Joseph Medicine Crow, historian, dies at 102
BILLINGS – Joseph Medicine Crow, an acclaimed Native American historian and last surviving war chief for Montana’s Crow Tribe, has died. He was 102.
Medicine Crow died Sunday, funeral home director Terry Bullis said. Services will be announced on Monday, he said.
A member of the Crow Tribe’s Whistling Water clan, Medicine Crow was raised by his grandparents in a log house in a rural area of the Crow Reservation near Lodge Grass, Montana.
His Crow name was “High Bird,” and he recalled listening as a child to stories about the Battle of Little Bighorn from those who were there, including his grandmother’s brother, White Man Runs Him, a scout for Lt. Col. George Armstrong Custer.
His grandfather, Yellowtail, raised Medicine Crow to be a warrior. The training began when Medicine Crow was just 6 or 7 years old, with a punishing physical regimen that included running barefoot in the snow to toughen the boy’s feet and spirit.
Medicine Crow in 1939 became the first of his tribe to receive a master’s degree, in anthropology. He served for decades as a Crow historian, cataloging his people’s nomadic history by collecting firsthand accounts of pre-reservation life from fellow tribal members.
“I always told people, when you meet Joe Medicine Crow, you’re shaking hands with the 19th century,” said Herman Viola, curator emeritus at the Smithsonian Institution’s National Museum of American Indians.
During World War II, Medicine Crow earned the title of war chief after performing a series of daring deeds, including stealing horses from an enemy encampment and hand-to-hand combat with a German soldier whose life Medicine Crow ultimately spared.
“Warfare was our highest art, but Plains Indian warfare was not about killing.
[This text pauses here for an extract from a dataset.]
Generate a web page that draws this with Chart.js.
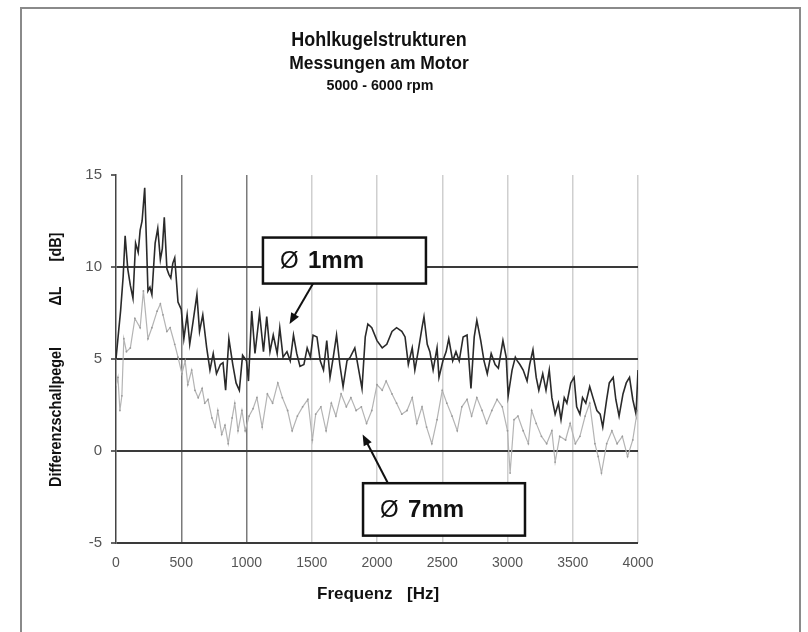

It was about intelligence, leadership, and honor,” Medicine Crow wrote in his 2006 book “Counting Coup.”
Soon after returning from the European front, Medicine Crow was designated tribal historian by the Crow Tribal Council.
With his prodigious memory, Medicine Crow could accurately recall decades later the names, dates and exploits from the oral history he was exposed to as a child, Viola said.
Yet Medicine Crow also embraced the changes that came with the settling of the West, and he worked to bridge his people’s cultural traditions with the opportunities of modern society. His voice became familiar to many outside the region as the narrator for American Indian exhibits in major museums across the country.
“He really wanted to walk in both worlds, the white world and Indian world, and he knew education was a key to success,” said Viola, who first met Medicine Crow in 1972 and collaborated with him on several books.
Gov. Steve Bullock said Medicine Crow was an inspiration to his tribe and others.
“Joe was a Crow war chief, veteran, elder, historian, author and educator. His legacy will forever serve as an inspiration for all Native Americans – and all Montanans,” he said.
President Barack Obama awarded Medicine Crow the Presidential Medal of Freedom in 2009.
Medicine Crow continued to lecture into his 90s on the Battle of Little Bighorn and other major events in Crow history.